* Written request
Word for word, print each line of the listing below; pictures stay out.

* Collected data
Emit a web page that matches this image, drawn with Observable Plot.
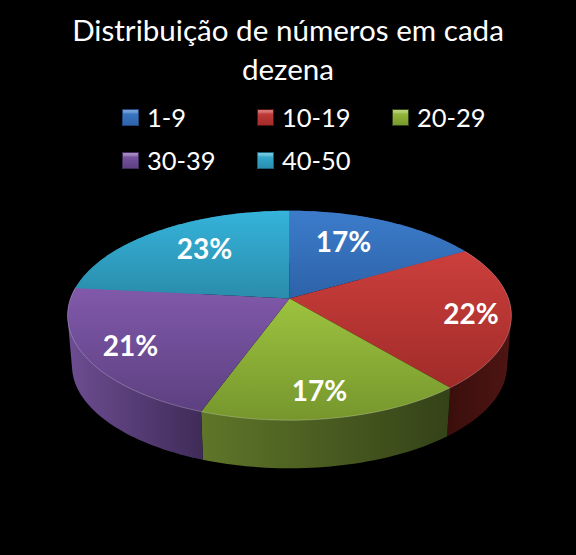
<!DOCTYPE html>
<html lang="pt">
<head>
<meta charset="utf-8">
<script src="https://cdn.jsdelivr.net/npm/d3@7"></script>
<script src="https://cdn.jsdelivr.net/npm/@observablehq/plot@0.6"></script>
<style>
html,body{margin:0;padding:0;background:#000;width:576px;height:555px;overflow:hidden}
#page{width:576px;font-family:Lato,"Open Sans",sans-serif;color:#fff}
#title{height:90px;padding-top:10px;box-sizing:border-box;text-align:center;font-size:29.6px;line-height:39px}
#legend{height:90px;box-sizing:border-box;display:grid;grid-template-columns:135px 135px 135px;grid-auto-rows:43px;padding:6px 0 0 122px;font-size:25.5px}
.item{display:flex;align-items:center;line-height:1}
.sw{width:17px;height:17px;margin-right:8px;box-sizing:border-box;flex:none}
svg{display:block}
</style>
</head>
<body>
<div id="page">
  <div id="title"></div>
  <div id="legend"></div>
  <div id="chart"></div>
</div>
<script>
const titleLines = ["Distribuição de números em cada", "dezena"];
const categories = ["1-9", "10-19", "20-29", "30-39", "40-50"];
const counts = [15, 20, 15, 19, 21];
const topColors = [["#3c7ccb", "#2d62a8"], ["#cc3f3c", "#a02b29"], ["#9dc33f", "#76962d"], ["#8159ab", "#5c4080"], ["#35b3da", "#2a8cab"]];
const sideColors = [["#2d62a8", "#1e4478"], ["#3a0e0c", "#4e1513"], ["#5f7629", "#344218"], ["#6d4d92", "#3f2b58"], ["#2a8eae", "#1b6078"]];
const labelNudges = [[-14, -1], [32, 4], [1, 17], [-25, 9], [7, -1]];

const W = 576, H = 375;
const tilt = 0.162, lowerScale = 0.98, depth = 0.495;

d3.select("#title").selectAll("div").data(titleLines).join("div").text(d => d);
const items = d3.select("#legend").selectAll("div").data(categories).join("div").attr("class", "item");
items.append("span").attr("class", "sw")
  .style("background", (d, i) => `linear-gradient(${topColors[i][0]},${topColors[i][1]})`)
  .style("box-shadow", (d, i) => `inset 0 0 0 1px ${sideColors[i][1]}, inset 0 4px 2px rgba(255,255,255,.3)`);
items.append("span").text(d => d);

// perspective view of the unit disc: t is the fraction of the turn, clockwise from the top
function project(t, r = 1) {
  const a = t * 2 * Math.PI, u = r * Math.sin(a), v = -r * Math.cos(a), den = 1 - tilt * v;
  return {x: u / den, y: v / den};
}
const total = d3.sum(counts);
const edges = [0, ...d3.cumsum(counts).map(c => c / total)];
const arc = (i) => {
  const n = Math.ceil((edges[i + 1] - edges[i]) * 240);
  return d3.range(n + 1).map(k => project(edges[i] + (edges[i + 1] - edges[i]) * k / n));
};
const topPolys = categories.map((c, i) => [{x: 0, y: 0}, ...arc(i)]);
const lower = p => ({x: p.x * lowerScale, y: p.y * lowerScale + depth});
// the wall of a slice is the outline swept between its upper and lower rim; the top face hides the rest
const sidePolys = categories.map((c, i) => {
  const pts = [...arc(i), ...arc(i).map(lower)].map(p => [p.x, p.y]);
  return d3.polygonHull(pts).map(([x, y]) => ({x, y}));
});
const rimFront = edges.slice(0, -1).flatMap((e, i) => i >= 1 && i <= 3 ? arc(i) : []);
const labels = categories.map((c, i) => ({
  ...project((edges[i] + edges[i + 1]) / 2, 0.68),
  text: Math.round(counts[i] / total * 100) + "%"
}));

function gradients() {
  const defs = d3.create("svg:defs");
  const add = (id, cols, horizontal) => {
    const g = defs.append("linearGradient").attr("id", id)
      .attr("x1", 0).attr("y1", 0).attr("x2", horizontal ? 1 : 0).attr("y2", horizontal ? 0 : 1);
    g.append("stop").attr("offset", 0).attr("stop-color", cols[0]);
    g.append("stop").attr("offset", 1).attr("stop-color", cols[1]);
  };
  topColors.forEach((c, i) => add("top" + i, c, false));
  sideColors.forEach((c, i) => add("side" + i, c, true));
  return defs.node();
}

const chart = Plot.plot({
  width: W, height: H, margin: 0,
  style: {background: "#000"},
  x: {domain: [-1, 1], range: [70, 508], axis: null},
  y: {domain: [-1, 1], range: [16, 220], axis: null},
  marks: [
    gradients,
    ...sidePolys.map((p, i) => Plot.line(p, {x: "x", y: "y", fill: `url(#side${i})`, stroke: "none"})),
    ...topPolys.map((p, i) => Plot.line(p, {x: "x", y: "y", fill: `url(#top${i})`, stroke: "none"})),
    Plot.line(rimFront, {x: "x", y: "y", stroke: "#fff", strokeOpacity: 0.3, strokeWidth: 0.8}),
    ...labels.map((d, i) => Plot.text([d], {
      x: "x", y: "y", text: "text", fill: "#fff", fontSize: 28, fontWeight: 700,
      fontFamily: "Lato", dx: labelNudges[i][0], dy: labelNudges[i][1]
    }))
  ]
});
document.getElementById("chart").append(chart);
</script>
</body>
</html>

* Output of the task
Emit a web page that matches this image, drawn with Observable Plot.
<!DOCTYPE html>
<html lang="pt">
<head>
<meta charset="utf-8">
<script src="https://cdn.jsdelivr.net/npm/d3@7"></script>
<script src="https://cdn.jsdelivr.net/npm/@observablehq/plot@0.6"></script>
<style>
html,body{margin:0;padding:0;background:#000;width:576px;height:555px;overflow:hidden}
#page{width:576px;font-family:Lato,"Open Sans",sans-serif;color:#fff}
#title{height:90px;padding-top:10px;box-sizing:border-box;text-align:center;font-size:29.6px;line-height:39px}
#legend{height:90px;box-sizing:border-box;display:grid;grid-template-columns:135px 135px 135px;grid-auto-rows:43px;padding:6px 0 0 122px;font-size:25.5px}
.item{display:flex;align-items:center;line-height:1}
.sw{width:17px;height:17px;margin-right:8px;box-sizing:border-box;flex:none}
svg{display:block}
</style>
</head>
<body>
<div id="page">
  <div id="title"></div>
  <div id="legend"></div>
  <div id="chart"></div>
</div>
<script>
const titleLines = ["Distribuição de números em cada", "dezena"];
const categories = ["1-9", "10-19", "20-29", "30-39", "40-50"];
const counts = [15, 20, 15, 19, 21];
const topColors = [["#3c7ccb", "#2d62a8"], ["#cc3f3c", "#a02b29"], ["#9dc33f", "#76962d"], ["#8159ab", "#5c4080"], ["#35b3da", "#2a8cab"]];
const sideColors = [["#2d62a8", "#1e4478"], ["#3a0e0c", "#4e1513"], ["#5f7629", "#344218"], ["#6d4d92", "#3f2b58"], ["#2a8eae", "#1b6078"]];
const labelNudges = [[-14, -1], [32, 4], [1, 17], [-25, 9], [7, -1]];

const W = 576, H = 375;
const tilt = 0.162, lowerScale = 0.98, depth = 0.495;

d3.select("#title").selectAll("div").data(titleLines).join("div").text(d => d);
const items = d3.select("#legend").selectAll("div").data(categories).join("div").attr("class", "item");
items.append("span").attr("class", "sw")
  .style("background", (d, i) => `linear-gradient(${topColors[i][0]},${topColors[i][1]})`)
  .style("box-shadow", (d, i) => `inset 0 0 0 1px ${sideColors[i][1]}, inset 0 4px 2px rgba(255,255,255,.3)`);
items.append("span").text(d => d);

// perspective view of the unit disc: t is the fraction of the turn, clockwise from the top
function project(t, r = 1) {
  const a = t * 2 * Math.PI, u = r * Math.sin(a), v = -r * Math.cos(a), den = 1 - tilt * v;
  return {x: u / den, y: v / den};
}
const total = d3.sum(counts);
const edges = [0, ...d3.cumsum(counts).map(c => c / total)];
const arc = (i) => {
  const n = Math.ceil((edges[i + 1] - edges[i]) * 240);
  return d3.range(n + 1).map(k => project(edges[i] + (edges[i + 1] - edges[i]) * k / n));
};
const topPolys = categories.map((c, i) => [{x: 0, y: 0}, ...arc(i)]);
const lower = p => ({x: p.x * lowerScale, y: p.y * lowerScale + depth});
// the wall of a slice is the outline swept between its upper and lower rim; the top face hides the rest
const sidePolys = categories.map((c, i) => {
  const pts = [...arc(i), ...arc(i).map(lower)].map(p => [p.x, p.y]);
  return d3.polygonHull(pts).map(([x, y]) => ({x, y}));
});
const rimFront = edges.slice(0, -1).flatMap((e, i) => i >= 1 && i <= 3 ? arc(i) : []);
const labels = categories.map((c, i) => ({
  ...project((edges[i] + edges[i + 1]) / 2, 0.68),
  text: Math.round(counts[i] / total * 100) + "%"
}));

function gradients() {
  const defs = d3.create("svg:defs");
  const add = (id, cols, horizontal) => {
    const g = defs.append("linearGradient").attr("id", id)
      .attr("x1", 0).attr("y1", 0).attr("x2", horizontal ? 1 : 0).attr("y2", horizontal ? 0 : 1);
    g.append("stop").attr("offset", 0).attr("stop-color", cols[0]);
    g.append("stop").attr("offset", 1).attr("stop-color", cols[1]);
  };
  topColors.forEach((c, i) => add("top" + i, c, false));
  sideColors.forEach((c, i) => add("side" + i, c, true));
  return defs.node();
}

const chart = Plot.plot({
  width: W, height: H, margin: 0,
  style: {background: "#000"},
  x: {domain: [-1, 1], range: [70, 508], axis: null},
  y: {domain: [-1, 1], range: [16, 220], axis: null},
  marks: [
    gradients,
    ...sidePolys.map((p, i) => Plot.line(p, {x: "x", y: "y", fill: `url(#side${i})`, stroke: "none"})),
    ...topPolys.map((p, i) => Plot.line(p, {x: "x", y: "y", fill: `url(#top${i})`, stroke: "none"})),
    Plot.line(rimFront, {x: "x", y: "y", stroke: "#fff", strokeOpacity: 0.3, strokeWidth: 0.8}),
    ...labels.map((d, i) => Plot.text([d], {
      x: "x", y: "y", text: "text", fill: "#fff", fontSize: 28, fontWeight: 700,
      fontFamily: "Lato", dx: labelNudges[i][0], dy: labelNudges[i][1]
    }))
  ]
});
document.getElementById("chart").append(chart);
</script>
</body>
</html>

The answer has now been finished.